Secondary Failure: The Network Blackout

On reboot Tayberry could not ping any host outside of Kiwi, but Kiwi could ping other hosts and they are sharing the same physical cable and vmbr0 so not a physical problem. The only difference between Kiwi and Tayberry is that Kiwi is untagged and Tayberry is tagged to VLAN 100. Tayberry did have an IP address and the NIC was up all of the settings were correct like the VLAN aware vmbr0 and Tayberry was assigned to the correct VLAN. However, VLAN-aware bridge (vmbr0) on Kiwi did not automatically restore the tagging for the Trunk port (nic0) and the command on kiwi:-

bridge vlan show

but it did not show the VLAN100 as it should have done with the software defined network and Tayberry's NIC being assigned to VLAN100 (as no tap200i0 devices were present). To restore the VLAN100 we used the command

bridge vlan add dev nic0 vid 100

Which did than allow Tayberry to ping the other VMs within VLAN100 on Pear. VLAN100 should have been added as part of the VLAN IDs in the GUI definition of vmbr0 and there should have bee a line in the file /etc/network/interfaces. To find out why it had had not been added properly we check the file with

nano /etc/network/interfaces

and we noticed that the line about bridge vids was missing so we added the line underneath the "vlan aware" line

bridge-vids 2-4094
ifreload -a 

Assigning a VLAN to a VM in the Proxmox GUI only tags the virtual interface; if the physical bridge port (nic0) isn't configured as a trunk (via bridge-vids), it will prune the tagged packets before they reach the physical wire. With these changes in place Tayberry was able to ping any IP addresses on VLAN100. The next problem was that Tayberry would not reach the dns server or any other VLAN. On Tayberry, using the command

ip route

Showed that the default rout had been dropped. As Tayberry is a Debian server build it has old style networking so the interface is defined in /etc/network/interfaces the easiest way to restore the gateway is to use the command:

sudo ip route add default via 192.168.100.1 dev eth0

With this finally done we could ping blackberry or any other host on pear. To make sure the default rout definition survives a reboot check the file

/etc/network/interfaces

Under iface eth0 inet static, ensure there is a line: gateway 192.168.100.1

The Third problem Service Recovery & OpenSearch Integrity

When the ZFS HDDs locked up there was possibly going to be some potential data corruption or "Stale File Handles" on the direct-mounted 5TB drive (/dev/sda) following the hard reset. However, because the direct-mounted drive (/dev/sda) was formatted with a journaling file system (or ZFS), and we performed a Sync (S) during the REISUB, the OpenSearch data remained consistent and the cluster returned to GREEN immediately.

The Solution

  • Health Check: Verified cluster status as GREEN using the OpenSearch Health API.
  • Resume Indexing: Modified the indexing script to jump to file 1274 (to account for the ~341M records already committed) and used ionice -c 3 to prevent the indexer from hogging disk bandwidth again.
  • Note: Resuming at file 1274 may result in an 'Overlap Zone' where the indexer processes records already in the database. OpenSearch handles this via versioning; the _count will not increase until the indexer reaches truly new data.

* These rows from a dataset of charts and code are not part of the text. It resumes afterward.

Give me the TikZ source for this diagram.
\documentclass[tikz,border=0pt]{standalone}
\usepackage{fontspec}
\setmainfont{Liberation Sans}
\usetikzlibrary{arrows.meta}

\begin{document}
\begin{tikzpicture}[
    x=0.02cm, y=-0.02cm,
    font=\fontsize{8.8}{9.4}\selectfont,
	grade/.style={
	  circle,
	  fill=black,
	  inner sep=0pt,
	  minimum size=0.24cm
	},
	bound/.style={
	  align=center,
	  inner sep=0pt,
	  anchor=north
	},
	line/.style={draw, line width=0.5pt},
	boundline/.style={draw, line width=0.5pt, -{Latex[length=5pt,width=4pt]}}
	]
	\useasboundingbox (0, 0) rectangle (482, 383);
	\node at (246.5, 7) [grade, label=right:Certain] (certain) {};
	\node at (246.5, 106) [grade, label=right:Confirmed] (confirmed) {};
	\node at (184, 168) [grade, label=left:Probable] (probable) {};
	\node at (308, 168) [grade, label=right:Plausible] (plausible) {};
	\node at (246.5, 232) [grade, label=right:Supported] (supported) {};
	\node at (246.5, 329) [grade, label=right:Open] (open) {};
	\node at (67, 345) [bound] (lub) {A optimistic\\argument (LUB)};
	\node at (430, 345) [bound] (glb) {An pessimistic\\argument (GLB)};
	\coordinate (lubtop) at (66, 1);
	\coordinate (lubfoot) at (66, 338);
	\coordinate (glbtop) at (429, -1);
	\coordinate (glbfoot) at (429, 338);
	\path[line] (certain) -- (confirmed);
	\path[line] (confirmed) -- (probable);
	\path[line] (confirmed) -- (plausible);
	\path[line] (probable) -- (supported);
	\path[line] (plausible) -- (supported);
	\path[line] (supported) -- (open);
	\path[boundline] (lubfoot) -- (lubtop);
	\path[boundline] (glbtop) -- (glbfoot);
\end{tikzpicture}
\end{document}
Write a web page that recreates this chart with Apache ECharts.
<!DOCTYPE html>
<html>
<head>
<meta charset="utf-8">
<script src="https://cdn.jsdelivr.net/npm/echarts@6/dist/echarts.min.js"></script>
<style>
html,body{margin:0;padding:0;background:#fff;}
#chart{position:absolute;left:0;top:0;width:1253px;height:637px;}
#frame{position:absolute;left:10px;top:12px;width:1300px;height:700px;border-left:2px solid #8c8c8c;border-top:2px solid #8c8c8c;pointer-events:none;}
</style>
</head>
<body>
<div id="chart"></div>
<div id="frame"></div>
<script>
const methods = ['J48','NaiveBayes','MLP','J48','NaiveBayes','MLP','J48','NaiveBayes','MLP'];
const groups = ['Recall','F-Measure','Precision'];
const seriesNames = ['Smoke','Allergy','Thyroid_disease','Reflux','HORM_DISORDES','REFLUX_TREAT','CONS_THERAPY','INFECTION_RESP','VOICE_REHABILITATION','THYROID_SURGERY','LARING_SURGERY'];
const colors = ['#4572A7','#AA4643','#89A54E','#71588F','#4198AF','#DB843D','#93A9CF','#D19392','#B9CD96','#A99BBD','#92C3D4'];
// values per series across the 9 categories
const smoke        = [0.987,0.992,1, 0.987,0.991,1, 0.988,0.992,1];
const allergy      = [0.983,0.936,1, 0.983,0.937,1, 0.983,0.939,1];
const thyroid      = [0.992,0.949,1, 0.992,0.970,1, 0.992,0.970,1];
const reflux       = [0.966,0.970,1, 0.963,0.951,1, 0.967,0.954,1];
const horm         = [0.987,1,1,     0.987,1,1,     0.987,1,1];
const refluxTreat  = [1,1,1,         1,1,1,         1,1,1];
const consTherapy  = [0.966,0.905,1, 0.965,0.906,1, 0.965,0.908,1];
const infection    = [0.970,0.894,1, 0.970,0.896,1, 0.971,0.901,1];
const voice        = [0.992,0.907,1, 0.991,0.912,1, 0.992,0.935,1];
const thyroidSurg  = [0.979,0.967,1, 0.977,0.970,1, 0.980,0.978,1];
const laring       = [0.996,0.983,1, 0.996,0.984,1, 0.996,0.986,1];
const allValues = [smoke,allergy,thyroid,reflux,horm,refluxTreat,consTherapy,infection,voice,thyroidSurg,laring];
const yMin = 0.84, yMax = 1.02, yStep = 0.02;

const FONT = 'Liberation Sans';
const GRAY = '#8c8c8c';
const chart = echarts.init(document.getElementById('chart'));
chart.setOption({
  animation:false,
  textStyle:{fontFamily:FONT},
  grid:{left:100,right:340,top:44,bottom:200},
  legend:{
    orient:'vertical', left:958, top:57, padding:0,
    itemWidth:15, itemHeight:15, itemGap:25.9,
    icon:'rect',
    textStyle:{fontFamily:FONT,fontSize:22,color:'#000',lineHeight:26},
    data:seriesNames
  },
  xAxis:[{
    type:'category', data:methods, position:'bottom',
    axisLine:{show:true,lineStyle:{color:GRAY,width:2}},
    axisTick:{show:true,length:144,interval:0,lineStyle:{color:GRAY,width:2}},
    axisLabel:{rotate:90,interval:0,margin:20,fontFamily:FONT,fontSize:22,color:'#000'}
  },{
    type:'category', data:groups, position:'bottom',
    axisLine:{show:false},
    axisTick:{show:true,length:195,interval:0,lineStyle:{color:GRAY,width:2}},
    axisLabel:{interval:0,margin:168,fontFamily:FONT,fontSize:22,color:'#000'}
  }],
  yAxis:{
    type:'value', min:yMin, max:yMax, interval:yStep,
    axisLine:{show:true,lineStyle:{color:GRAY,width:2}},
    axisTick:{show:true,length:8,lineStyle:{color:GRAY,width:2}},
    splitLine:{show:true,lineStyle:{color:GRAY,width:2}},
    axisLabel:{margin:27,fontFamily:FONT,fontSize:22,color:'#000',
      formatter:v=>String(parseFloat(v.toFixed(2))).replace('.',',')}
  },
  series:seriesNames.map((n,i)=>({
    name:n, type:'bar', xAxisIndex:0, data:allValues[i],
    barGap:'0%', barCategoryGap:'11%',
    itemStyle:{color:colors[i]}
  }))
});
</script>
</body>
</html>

📝 Final Documentation Table

Failure Layer Symptoms Root Cause Permanent Fix
Hardware BIOS "Bootable drive" error !! Cold boot confusion Reset boot order in BIOS
Host OS Blinking cursor / Lockup ARC Exhaustion (60GB/64GB) Capped ARC to 16GB in zfs.conf.
Network Tagged traffic dropped Missing bridge-vids on Trunk Added bridge-vids 2-4094 to Kiwi interfaces.
Guest OS No internet/DNS Gateway route dropped Added gateway to Tayberry interfaces file.
App Stopped Indexing Host Crash Resume via script with ionice -c 3.